OBJECTIVE — Reproduce the listing below without changes, except that pictures are left out.

MATERIAL PROVIDED —
* START *
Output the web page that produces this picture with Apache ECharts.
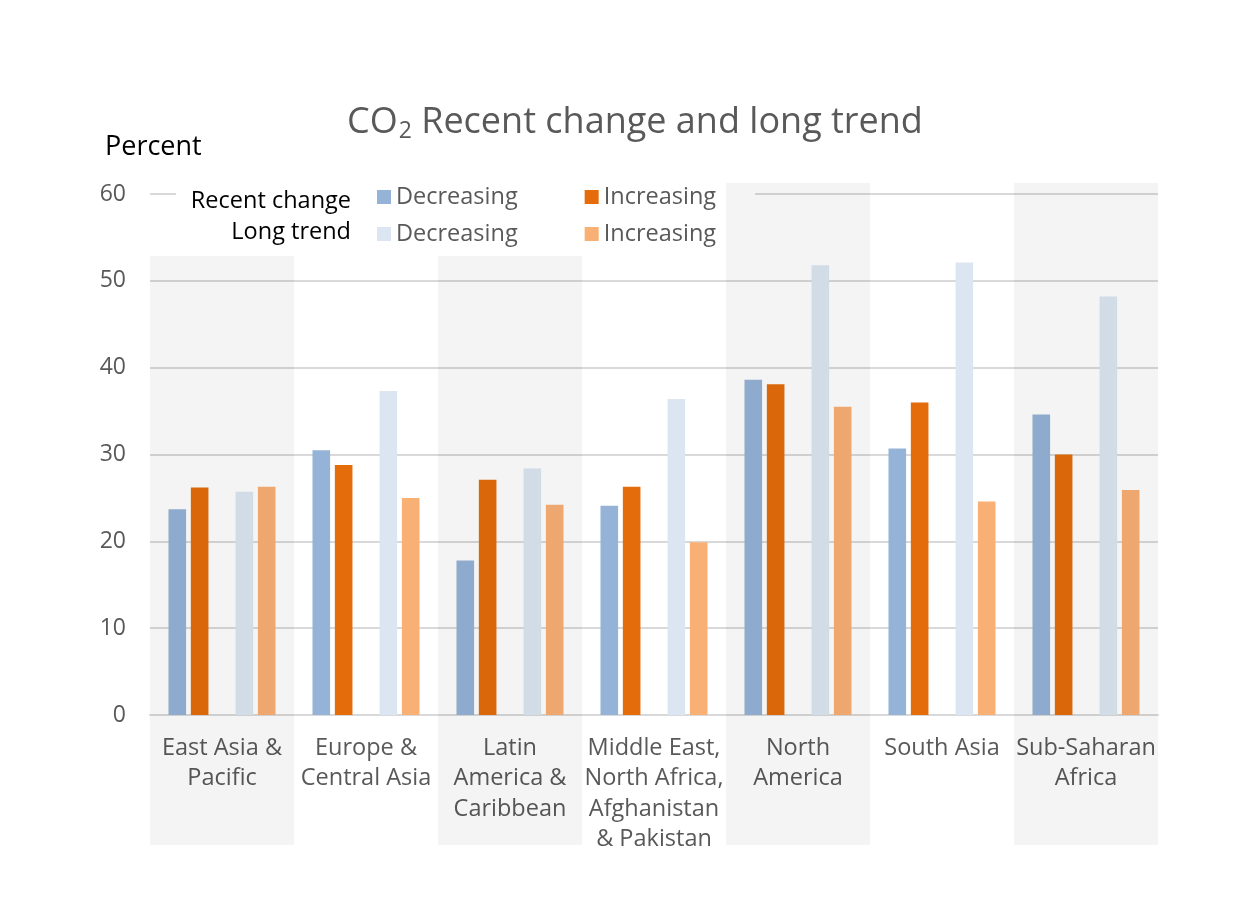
<!DOCTYPE html>
<html>
<head>
<meta charset="utf-8">
<script src="https://cdn.jsdelivr.net/npm/echarts@6/dist/echarts.min.js"></script>
<style>html,body{margin:0;padding:0;background:#fff}#c{width:1251px;height:917px}</style>
</head>
<body>
<div id="c"></div>
<script>
var categories = ['East Asia &\nPacific', 'Europe &\nCentral Asia', 'Latin\nAmerica &\nCaribbean', 'Middle East,\nNorth Africa,\nAfghanistan\n& Pakistan', 'North\nAmerica', 'South Asia', 'Sub-Saharan\nAfrica'];
var recentDecreasing = [23.7, 30.5, 17.8, 24.1, 38.6, 30.7, 34.6];
var recentIncreasing = [26.2, 28.8, 27.1, 26.3, 38.1, 36.0, 30.0];
var spacer = [null, null, null, null, null, null, null];
var longDecreasing = [25.7, 37.3, 28.4, 36.4, 51.8, 52.1, 48.2];
var longIncreasing = [26.3, 25.0, 24.2, 19.9, 35.5, 24.6, 25.9];
var yTicks = [0, 10, 20, 30, 40, 50, 60];

var FONT = 'Open Sans';
var GREY = '#595959';
var SHADE = 'rgba(0,0,0,0.045)';
var NONE = 'rgba(0,0,0,0)';

var chart = echarts.init(document.getElementById('c'));
function bar(name, data, color) {
  return {
    name: name, type: 'bar', data: data, xAxisIndex: 0, yAxisIndex: 0,
    barWidth: 17.6, barGap: '27%', itemStyle: {color: color}, z: 2
  };
}
function legendCfg(names, top) {
  return {
    data: names, left: 377, top: top, padding: 0,
    itemWidth: 14, itemHeight: 14, itemGap: 67, icon: 'rect', z: 6,
    formatter: function (n) { return n.split(' ')[1]; },
    textStyle: {fontSize: 23.5, color: GREY, fontFamily: FONT}
  };
}
var option = {
  backgroundColor: '#fff',
  animation: false,
  textStyle: {fontFamily: FONT},
  title: [{
    text: '{a|CO}{s|2}{a| Recent change and long trend}',
    left: 342, top: 98,
    textStyle: {
      rich: {
        a: {fontSize: 36, color: GREY, fontFamily: FONT, fontWeight: 'normal'},
        s: {fontSize: 23, color: GREY, fontFamily: FONT, fontWeight: 'normal', padding: [17, 0, 0, 1]}
      }
    }
  }, {
    text: 'Percent', left: 100, top: 129,
    textStyle: {fontSize: 27, fontWeight: 'normal', color: '#000', fontFamily: FONT}
  }],
  legend: [
    legendCfg(['Recent Decreasing', 'Recent Increasing'], 185),
    legendCfg(['Long Decreasing', 'Long Increasing'], 222)
  ],
  graphic: [
    {type: 'rect', shape: {x: 176, y: 184, width: 579, height: 70}, style: {fill: '#fff'}, z: 1, silent: true},
    {type: 'text', x: 351, y: 201, z: 7, style: {text: 'Recent change', textAlign: 'right', textVerticalAlign: 'middle', fontSize: 23.5, fill: '#000', fontFamily: FONT}},
    {type: 'text', x: 351, y: 232, z: 7, style: {text: 'Long trend', textAlign: 'right', textVerticalAlign: 'middle', fontSize: 23.5, fill: '#000', fontFamily: FONT}}
  ],
  grid: [
    {left: 150, right: 93, top: 194, bottom: 202},
    {left: 150, right: 93, top: 256, bottom: 72},
    {left: 150, right: 93, top: 183, bottom: 72}
  ],
  xAxis: [{
    type: 'category', data: categories, gridIndex: 0,
    axisLine: {lineStyle: {color: '#D9D9D9', width: 2}},
    axisTick: {show: false},
    axisLabel: {fontSize: 23.5, color: GREY, lineHeight: 30.5, margin: 18, interval: 0, fontFamily: FONT}
  }, {
    type: 'category', data: categories, gridIndex: 1, z: 3,
    axisLine: {show: false}, axisTick: {show: false}, axisLabel: {show: false},
    splitArea: {show: true, interval: 0, areaStyle: {color: [SHADE, NONE, SHADE, NONE, NONE, NONE, NONE]}}
  }, {
    type: 'category', data: categories, gridIndex: 2, z: 3,
    axisLine: {show: false}, axisTick: {show: false}, axisLabel: {show: false},
    splitArea: {show: true, interval: 0, areaStyle: {color: [NONE, NONE, NONE, NONE, SHADE, NONE, SHADE]}}
  }],
  yAxis: [{
    type: 'value', gridIndex: 0, min: yTicks[0], max: yTicks[yTicks.length - 1], interval: 10,
    axisLine: {show: false}, axisTick: {show: false},
    splitLine: {lineStyle: {color: '#D9D9D9', width: 2}},
    axisLabel: {fontSize: 23, color: GREY, margin: 24, fontFamily: FONT}
  }, {
    type: 'value', gridIndex: 1, show: false
  }, {
    type: 'value', gridIndex: 2, show: false
  }],
  series: [
    bar('Recent Decreasing', recentDecreasing, '#95B3D7'),
    bar('Recent Increasing', recentIncreasing, '#E46C0A'),
    bar('spacer', spacer, NONE),
    bar('Long Decreasing', longDecreasing, '#DCE6F2'),
    bar('Long Increasing', longIncreasing, '#F9B074')
  ]
};
chart.setOption(option);
</script>
</body>
</html>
* END *
EXERCISE RESULT —
Output the web page that produces this picture with Apache ECharts.
<!DOCTYPE html>
<html>
<head>
<meta charset="utf-8">
<script src="https://cdn.jsdelivr.net/npm/echarts@6/dist/echarts.min.js"></script>
<style>html,body{margin:0;padding:0;background:#fff}#c{width:1251px;height:917px}</style>
</head>
<body>
<div id="c"></div>
<script>
var categories = ['East Asia &\nPacific', 'Europe &\nCentral Asia', 'Latin\nAmerica &\nCaribbean', 'Middle East,\nNorth Africa,\nAfghanistan\n& Pakistan', 'North\nAmerica', 'South Asia', 'Sub-Saharan\nAfrica'];
var recentDecreasing = [23.7, 30.5, 17.8, 24.1, 38.6, 30.7, 34.6];
var recentIncreasing = [26.2, 28.8, 27.1, 26.3, 38.1, 36.0, 30.0];
var spacer = [null, null, null, null, null, null, null];
var longDecreasing = [25.7, 37.3, 28.4, 36.4, 51.8, 52.1, 48.2];
var longIncreasing = [26.3, 25.0, 24.2, 19.9, 35.5, 24.6, 25.9];
var yTicks = [0, 10, 20, 30, 40, 50, 60];

var FONT = 'Open Sans';
var GREY = '#595959';
var SHADE = 'rgba(0,0,0,0.045)';
var NONE = 'rgba(0,0,0,0)';

var chart = echarts.init(document.getElementById('c'));
function bar(name, data, color) {
  return {
    name: name, type: 'bar', data: data, xAxisIndex: 0, yAxisIndex: 0,
    barWidth: 17.6, barGap: '27%', itemStyle: {color: color}, z: 2
  };
}
function legendCfg(names, top) {
  return {
    data: names, left: 377, top: top, padding: 0,
    itemWidth: 14, itemHeight: 14, itemGap: 67, icon: 'rect', z: 6,
    formatter: function (n) { return n.split(' ')[1]; },
    textStyle: {fontSize: 23.5, color: GREY, fontFamily: FONT}
  };
}
var option = {
  backgroundColor: '#fff',
  animation: false,
  textStyle: {fontFamily: FONT},
  title: [{
    text: '{a|CO}{s|2}{a| Recent change and long trend}',
    left: 342, top: 98,
    textStyle: {
      rich: {
        a: {fontSize: 36, color: GREY, fontFamily: FONT, fontWeight: 'normal'},
        s: {fontSize: 23, color: GREY, fontFamily: FONT, fontWeight: 'normal', padding: [17, 0, 0, 1]}
      }
    }
  }, {
    text: 'Percent', left: 100, top: 129,
    textStyle: {fontSize: 27, fontWeight: 'normal', color: '#000', fontFamily: FONT}
  }],
  legend: [
    legendCfg(['Recent Decreasing', 'Recent Increasing'], 185),
    legendCfg(['Long Decreasing', 'Long Increasing'], 222)
  ],
  graphic: [
    {type: 'rect', shape: {x: 176, y: 184, width: 579, height: 70}, style: {fill: '#fff'}, z: 1, silent: true},
    {type: 'text', x: 351, y: 201, z: 7, style: {text: 'Recent change', textAlign: 'right', textVerticalAlign: 'middle', fontSize: 23.5, fill: '#000', fontFamily: FONT}},
    {type: 'text', x: 351, y: 232, z: 7, style: {text: 'Long trend', textAlign: 'right', textVerticalAlign: 'middle', fontSize: 23.5, fill: '#000', fontFamily: FONT}}
  ],
  grid: [
    {left: 150, right: 93, top: 194, bottom: 202},
    {left: 150, right: 93, top: 256, bottom: 72},
    {left: 150, right: 93, top: 183, bottom: 72}
  ],
  xAxis: [{
    type: 'category', data: categories, gridIndex: 0,
    axisLine: {lineStyle: {color: '#D9D9D9', width: 2}},
    axisTick: {show: false},
    axisLabel: {fontSize: 23.5, color: GREY, lineHeight: 30.5, margin: 18, interval: 0, fontFamily: FONT}
  }, {
    type: 'category', data: categories, gridIndex: 1, z: 3,
    axisLine: {show: false}, axisTick: {show: false}, axisLabel: {show: false},
    splitArea: {show: true, interval: 0, areaStyle: {color: [SHADE, NONE, SHADE, NONE, NONE, NONE, NONE]}}
  }, {
    type: 'category', data: categories, gridIndex: 2, z: 3,
    axisLine: {show: false}, axisTick: {show: false}, axisLabel: {show: false},
    splitArea: {show: true, interval: 0, areaStyle: {color: [NONE, NONE, NONE, NONE, SHADE, NONE, SHADE]}}
  }],
  yAxis: [{
    type: 'value', gridIndex: 0, min: yTicks[0], max: yTicks[yTicks.length - 1], interval: 10,
    axisLine: {show: false}, axisTick: {show: false},
    splitLine: {lineStyle: {color: '#D9D9D9', width: 2}},
    axisLabel: {fontSize: 23, color: GREY, margin: 24, fontFamily: FONT}
  }, {
    type: 'value', gridIndex: 1, show: false
  }, {
    type: 'value', gridIndex: 2, show: false
  }],
  series: [
    bar('Recent Decreasing', recentDecreasing, '#95B3D7'),
    bar('Recent Increasing', recentIncreasing, '#E46C0A'),
    bar('spacer', spacer, NONE),
    bar('Long Decreasing', longDecreasing, '#DCE6F2'),
    bar('Long Increasing', longIncreasing, '#F9B074')
  ]
};
chart.setOption(option);
</script>
</body>
</html>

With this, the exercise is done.